(Entries taken from a collection)
====================
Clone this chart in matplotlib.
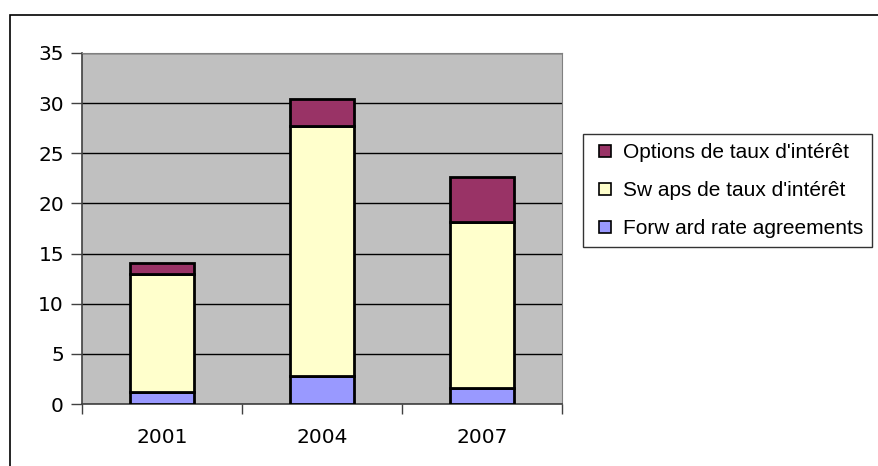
import matplotlib.pyplot as plt
from matplotlib.patches import Rectangle
from matplotlib.lines import Line2D
import numpy as np

plt.rcParams['font.family'] = ['Liberation Sans', 'DejaVu Sans']

#------------------------------------------------------------------------------
years = ['2001', '2004', '2007']
fra = [1.2, 2.8, 1.6]        # Forward rate agreements
swaps = [11.8, 24.9, 16.5]   # Swaps de taux d'intérêt
options = [1.1, 2.7, 4.5]    # Options de taux d'intérêt
#------------------------------------------------------------------------------

W, H = 879, 466
fig = plt.figure(figsize=(W / 100, H / 100), dpi=100)

# outer chart border (runs off the right and bottom edges)
fig.patches.append(Rectangle((10 / W, -0.05), 1.1, 1 - 15 / H + 0.05,
                             transform=fig.transFigure, fill=False,
                             edgecolor='black', linewidth=1.2))

ax = fig.add_axes([82 / W, (H - 404) / H, 480 / W, 351 / H])
ax.set_facecolor('#C0C0C0')

x = np.arange(len(years))
fra = np.array(fra)
swaps = np.array(swaps)
options = np.array(options)

kw = dict(width=0.4, edgecolor='black', linewidth=2, zorder=3)
ax.bar(x, fra, color='#9999FF', **kw)
ax.bar(x, swaps, bottom=fra, color='#FFFFCC', **kw)
ax.bar(x, options, bottom=fra + swaps, color='#993366', **kw)

ax.set_xlim(-0.5, 2.5)
ax.set_ylim(0, 35)
ax.set_yticks(np.arange(0, 36, 5))
ax.yaxis.grid(True, color='black', linewidth=1)
ax.set_axisbelow(True)

# category labels centred, ticks at category boundaries
ax.set_xticks(x)
ax.set_xticklabels(years)
ax.set_xticks(np.arange(-0.5, 3, 1), minor=True)
ax.tick_params(axis='x', which='major', length=0, pad=17)
ax.tick_params(axis='x', which='minor', direction='out', length=7, width=1, color='#404040')
ax.tick_params(axis='y', direction='out', length=8, width=1, color='#404040', pad=5)
for lab in ax.get_xticklabels() + ax.get_yticklabels():
    lab.set_family('DejaVu Sans')
    lab.set_fontsize(14.5)

for s in ['top', 'right']:
    ax.spines[s].set_color('#808080')
for s in ['left', 'bottom']:
    ax.spines[s].set_color('#404040')
    ax.spines[s].set_linewidth(1.2)

#--------------legend-------------------------------------------------------
def sq(c):
    return Line2D([], [], linestyle='none', marker='s', markersize=8.5,
                  markerfacecolor=c, markeredgecolor='black', markeredgewidth=1.2)

handles = [sq('#993366'), sq('#FFFFCC'), sq('#9999FF')]
labels = ["Options de taux d'intérêt", "Sw aps de taux d'intérêt", "Forw ard rate agreements"]
leg = fig.legend(handles, labels, loc='upper left',
                 bbox_to_anchor=(583 / W, 1 - 134 / H), borderaxespad=0,
                 fontsize=15, frameon=True, fancybox=False, edgecolor='black',
                 handlelength=1.25, handletextpad=0.2,
                 labelspacing=0.9, borderpad=0.45)
leg.get_frame().set_linewidth(1)

fig.savefig('out.png', dpi=100)
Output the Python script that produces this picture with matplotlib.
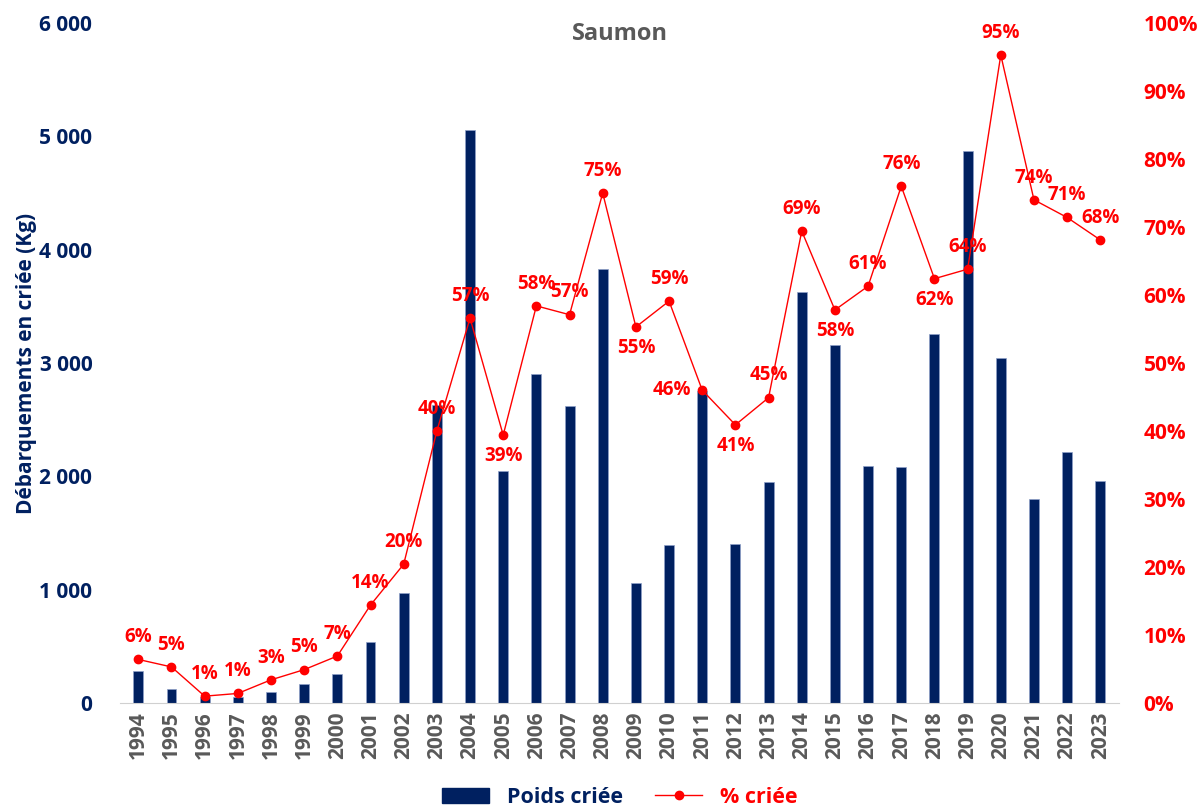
import matplotlib.pyplot as plt
import numpy as np
from matplotlib.lines import Line2D
from matplotlib.patches import Patch

plt.rcParams['font.family'] = ['Open Sans', 'DejaVu Sans']
plt.rcParams['font.weight'] = 'bold'
plt.rcParams['axes.labelweight'] = 'bold'

years = [str(y) for y in range(1994, 2024)]
poids = [282, 124, 50, 50, 97, 168, 256, 538, 971, 2630,
         5057, 2048, 2904, 2621, 3830, 1059, 1394, 2754, 1403, 1950,
         3627, 3160, 2092, 2083, 3257, 4872, 3045, 1800, 2215, 1959]
pct = [6.4, 5.3, 1.0, 1.4, 3.4, 4.9, 6.9, 14.4, 20.4, 40.0,
       56.6, 39.4, 58.4, 57.1, 75.0, 55.3, 59.1, 46.0, 40.9, 44.9,
       69.4, 57.8, 61.3, 76.0, 62.4, 63.8, 95.3, 74.0, 71.4, 68.1]
# label placement: 'a' above, 'b' below, 'l' left
label_pos = ['a'] * 30
for yr, p in [('2005', 'b'), ('2009', 'b'), ('2012', 'b'), ('2015', 'b'),
              ('2018', 'b'), ('2011', 'l')]:
    label_pos[years.index(yr)] = p

navy = '#002060'
red = '#FF0000'
grey = '#595959'

fig = plt.figure(figsize=(12.03, 8.08), dpi=100)
ax = fig.add_axes([0.0998, 0.130, 0.830, 0.8415])
x = np.arange(len(years))
ax.bar(x, poids, width=0.3, color=navy, edgecolor='#8ea0c8', linewidth=0.5, zorder=2)
ax.set_xlim(-0.55, len(years) - 0.45)
ax.set_ylim(0, 6000)
ax.set_yticks(np.arange(0, 6001, 1000))
ax.set_yticklabels(['0' if v == 0 else f'{v // 1000} 000' for v in range(0, 6001, 1000)],
                   fontweight='bold')
ax.tick_params(axis='y', colors=navy, labelsize=15, length=0, pad=20)
ax.set_xticks(x)
ax.set_xticklabels(years, rotation=90, color=grey, fontsize=15, fontweight='bold')
ax.tick_params(axis='x', length=0, pad=6)
for s in ['top', 'left', 'right']:
    ax.spines[s].set_visible(False)
ax.spines['bottom'].set_color('#d0d0d0')
ax.set_ylabel('Débarquements en criée (Kg)', color=navy, fontsize=15, fontweight='bold', labelpad=2)

ax2 = ax.twinx()
ax2.plot(x, pct, color=red, linewidth=1, marker='o', markersize=6, zorder=3)
ax2.set_ylim(0, 100)
ax2.set_yticks(np.arange(0, 101, 10))
ax2.set_yticklabels([f'{v}%' for v in range(0, 101, 10)], fontweight='bold')
ax2.tick_params(axis='y', colors=red, labelsize=15, length=0, pad=18)
for s in ['top', 'left', 'right', 'bottom']:
    ax2.spines[s].set_visible(False)

for xi, p, pos in zip(x, pct, label_pos):
    if pos == 'a':
        off = (0, 16)
    elif pos == 'b':
        off = (0, -15)
    else:
        off = (-22, 0)
    ax2.annotate(f'{round(p)}%', (xi, p), xytext=off, textcoords='offset points',
                 ha='center', va='center', color=red, fontsize=13.5, fontweight='bold')

fig.text(0.515, 0.958, 'Saumon', ha='center', va='center', color=grey, fontsize=17, fontweight='bold')

handles = [Patch(color=navy), Line2D([0], [0], color=red, marker='o', markersize=6, linewidth=1)]
leg = fig.legend(handles, ['Poids criée', '% criée'], loc='center', bbox_to_anchor=(0.515, 0.013),
                 ncol=2, frameon=False, handlelength=2.2, columnspacing=1.5,
                 prop={'size': 15.5, 'weight': 'bold'})
for t, c in zip(leg.get_texts(), [navy, red]):
    t.set_color(c)

fig.savefig('out.png', dpi=100)
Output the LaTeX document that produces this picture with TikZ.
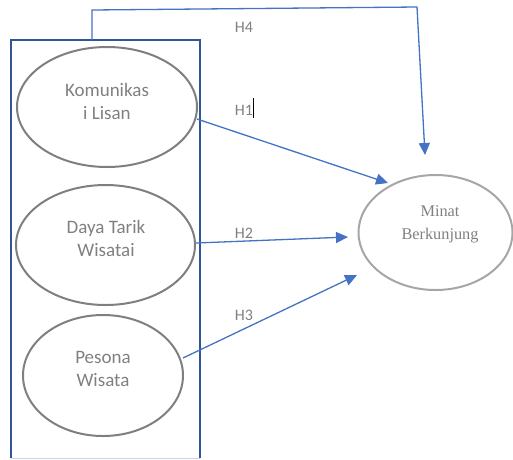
\documentclass[tikz,border=0pt]{standalone}
\usepackage{fontspec}
\setmainfont{Carlito}
\newfontfamily\serifface{Liberation Serif}
\usetikzlibrary{shapes.geometric,arrows.meta}
\definecolor{boxblue}{HTML}{2F5597}
\definecolor{arrowblue}{HTML}{4472C4}
\definecolor{ellgray}{HTML}{7F7F7F}
\definecolor{ellgraylight}{HTML}{A6A6A6}
\definecolor{txtgray}{HTML}{808080}
\tikzset{
  varell/.style={draw=ellgray, line width=2pt, ellipse, inner sep=0pt},
  vartext/.style={text=txtgray, font=\fontsize{19}{23}\selectfont, align=center, inner sep=0pt},
  hyplabel/.style={text=txtgray, font=\fontsize{16}{19}\selectfont, inner sep=0pt},
  conn/.style={draw=arrowblue, line width=1.3pt, -{Triangle[length=12pt,width=11pt]}},
}
\begin{document}
\begin{tikzpicture}[x=1pt,y=-1pt]
\useasboundingbox (0,0) rectangle (513,459);
% enclosing box
\draw[boxblue, line width=2pt] (11,458) -- (11,40) -- (200,40) -- (200,458);
\draw[draw=boxblue!25, line width=1pt] (11,458) -- (200,458);
% ellipses
\node[varell, minimum width=180pt, minimum height=120pt] (e1) at (107,107) {};
\node[varell, minimum width=179pt, minimum height=120pt] (e2) at (105.5,245) {};
\node[varell, minimum width=160pt, minimum height=121pt] (e3) at (103,375.5) {};
\node[draw=ellgraylight, line width=2pt, ellipse, inner sep=0pt, minimum width=154pt, minimum height=115pt] (mb) at (435.5,232.5) {};
% texts
\node[vartext] (t1) at (107,101) {Komunikas\\i Lisan};
\node[vartext] (t2) at (106,238) {Daya Tarik\\Wisatai};
\node[vartext] (t3) at (103,369) {Pesona\\Wisata};
\node[text=txtgray, font=\serifface\fontsize{16.3}{23}\selectfont, align=center, inner sep=0pt] (tm) at (440,224) {Minat\\Berkunjung};
% connector endpoints
\coordinate (s1) at (197,119);
\coordinate (p1) at (388,183);
\coordinate (s2) at (196,243);
\coordinate (p2) at (348,237);
\coordinate (s3) at (183,358);
\coordinate (p3) at (357,275);
\coordinate (s4) at (92,40);
\coordinate (c4a) at (92,10);
\coordinate (c4b) at (417,7);
\coordinate (p4) at (425,155);
% connectors
\draw[conn] (s1) -- (p1);
\draw[conn] (s2) -- (p2);
\draw[conn] (s3) -- (p3);
\draw[conn] (s4) -- (c4a) -- (c4b) -- (p4);
% labels
\node[hyplabel] (h4) at (244,27) {H4};
\node[hyplabel] (h1) at (244,110) {H1};
\node[hyplabel] (h2) at (244,233) {H2};
\node[hyplabel] (h3) at (244,315) {H3};
\draw[black, line width=1pt] (253.5,98) -- (253.5,118);
\end{tikzpicture}
\end{document}
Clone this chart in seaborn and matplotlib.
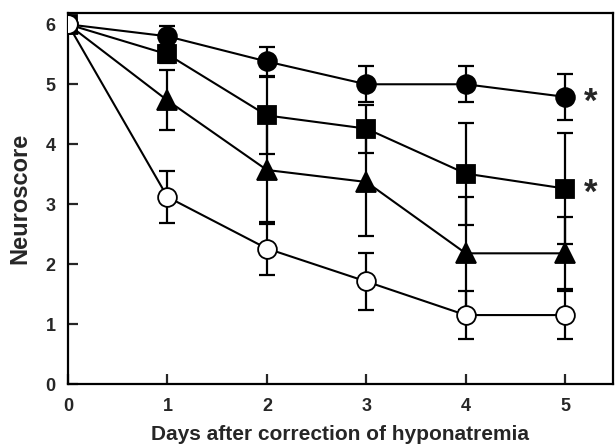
import pandas as pd
import matplotlib
matplotlib.use('Agg')
import matplotlib.pyplot as plt
import seaborn as sns

# data
days = [0, 1, 2, 3, 4, 5]
filled_circle = [6.0, 5.80, 5.38, 5.00, 5.00, 4.79]
filled_circle_err = [0, 0.17, 0.25, 0.30, 0.30, 0.38]
filled_square = [6.0, 5.50, 4.48, 4.26, 3.51, 3.26]
filled_square_err = [0, 0.15, 0.64, 0.40, 0.85, 0.92]
filled_triangle = [6.0, 4.73, 3.57, 3.37, 2.18, 2.18]
filled_triangle_err = [0, 0.50, 0.90, 0.90, 0.94, 0.60]
open_circle = [6.0, 3.12, 2.26, 1.71, 1.15, 1.15]
open_circle_err = [0, 0.44, 0.44, 0.48, 0.40, 0.40]
star_groups = ['filled_circle', 'filled_square']

sns.set_style('ticks')
plt.rcParams['font.family'] = ['Liberation Sans', 'DejaVu Sans']
plt.rcParams['font.weight'] = 'bold'

groups = {
    'filled_triangle': (filled_triangle, filled_triangle_err, '^', 'black', 14),
    'filled_square': (filled_square, filled_square_err, 's', 'black', 13),
    'filled_circle': (filled_circle, filled_circle_err, 'o', 'black', 13.5),
    'open_circle': (open_circle, open_circle_err, 'o', 'white', 13.5),
}

fig = plt.figure(figsize=(6.15, 4.46), dpi=100)
ax = fig.add_axes([0.1106, 0.139, 0.886, 0.832])

for i, (name, (vals, errs, mk, face, ms)) in enumerate(groups.items()):
    ax.errorbar(days, vals, yerr=errs, fmt='none', ecolor='black',
                elinewidth=1.6, capsize=5.5, capthick=1.6, zorder=2)
    df = pd.DataFrame({'day': days, 'score': vals})
    sns.lineplot(data=df, x='day', y='score', color='black', lw=1.5,
                 marker=mk, markersize=ms, markerfacecolor=face,
                 markeredgecolor='black', markeredgewidth=1.3,
                 ax=ax, zorder=3 + i)
    if name in star_groups:
        ax.annotate('*', (5.26, vals[-1]), xytext=(0, -10.5),
                    textcoords='offset points', fontsize=25,
                    fontweight='bold', ha='center', va='baseline')

ax.set_xlim(0, 5.48)
ax.set_ylim(0, 6.19)
ax.set_xticks(days)
ax.set_yticks([0, 1, 2, 3, 4, 5, 6])
ax.tick_params(direction='in', length=7, width=1.6, labelsize=13)
ax.tick_params(axis='x', pad=10)
ax.tick_params(axis='y', pad=9)
for lab in ax.get_xticklabels() + ax.get_yticklabels():
    lab.set_fontweight('bold')
for s in ax.spines.values():
    s.set_linewidth(1.6)
    s.set_color('black')
ax.set_xlabel('Days after correction of hyponatremia', fontsize=15,
              fontweight='bold', labelpad=7)
ax.set_ylabel('Neuroscore', fontsize=17, fontweight='bold', labelpad=10)

fig.savefig('out.png', dpi=100)
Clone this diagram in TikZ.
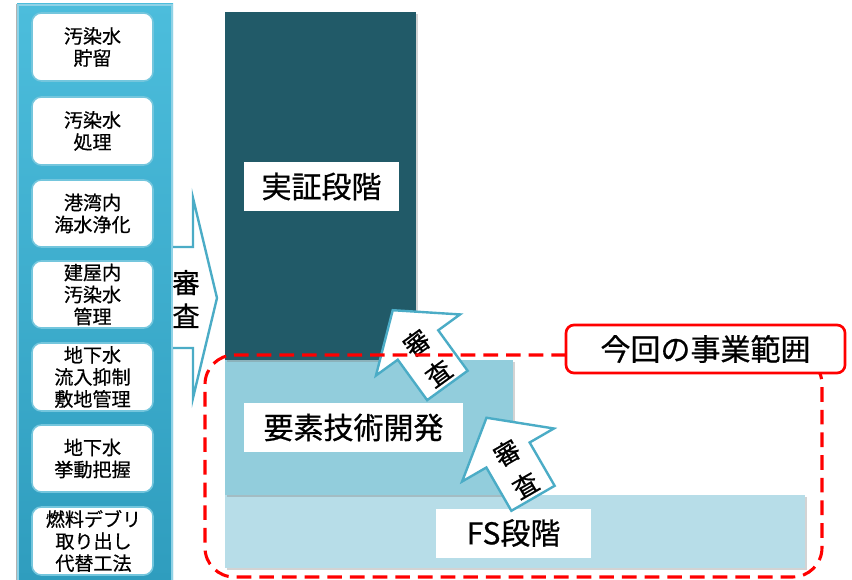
====================
PROMPT >> Leave the pictures out, and restate exactly the lines from the start of the records through the one that contains "ax.set_axisbelow(True)".

TASK OUTPUT >>
Clone this chart in matplotlib.
import matplotlib.pyplot as plt
from matplotlib.patches import Rectangle
from matplotlib.lines import Line2D
import numpy as np

plt.rcParams['font.family'] = ['Liberation Sans', 'DejaVu Sans']

#------------------------------------------------------------------------------
years = ['2001', '2004', '2007']
fra = [1.2, 2.8, 1.6]        # Forward rate agreements
swaps = [11.8, 24.9, 16.5]   # Swaps de taux d'intérêt
options = [1.1, 2.7, 4.5]    # Options de taux d'intérêt
#------------------------------------------------------------------------------

W, H = 879, 466
fig = plt.figure(figsize=(W / 100, H / 100), dpi=100)

# outer chart border (runs off the right and bottom edges)
fig.patches.append(Rectangle((10 / W, -0.05), 1.1, 1 - 15 / H + 0.05,
                             transform=fig.transFigure, fill=False,
                             edgecolor='black', linewidth=1.2))

ax = fig.add_axes([82 / W, (H - 404) / H, 480 / W, 351 / H])
ax.set_facecolor('#C0C0C0')

x = np.arange(len(years))
fra = np.array(fra)
swaps = np.array(swaps)
options = np.array(options)

kw = dict(width=0.4, edgecolor='black', linewidth=2, zorder=3)
ax.bar(x, fra, color='#9999FF', **kw)
ax.bar(x, swaps, bottom=fra, color='#FFFFCC', **kw)
ax.bar(x, options, bottom=fra + swaps, color='#993366', **kw)

ax.set_xlim(-0.5, 2.5)
ax.set_ylim(0, 35)
ax.set_yticks(np.arange(0, 36, 5))
ax.yaxis.grid(True, color='black', linewidth=1)
ax.set_axisbelow(True)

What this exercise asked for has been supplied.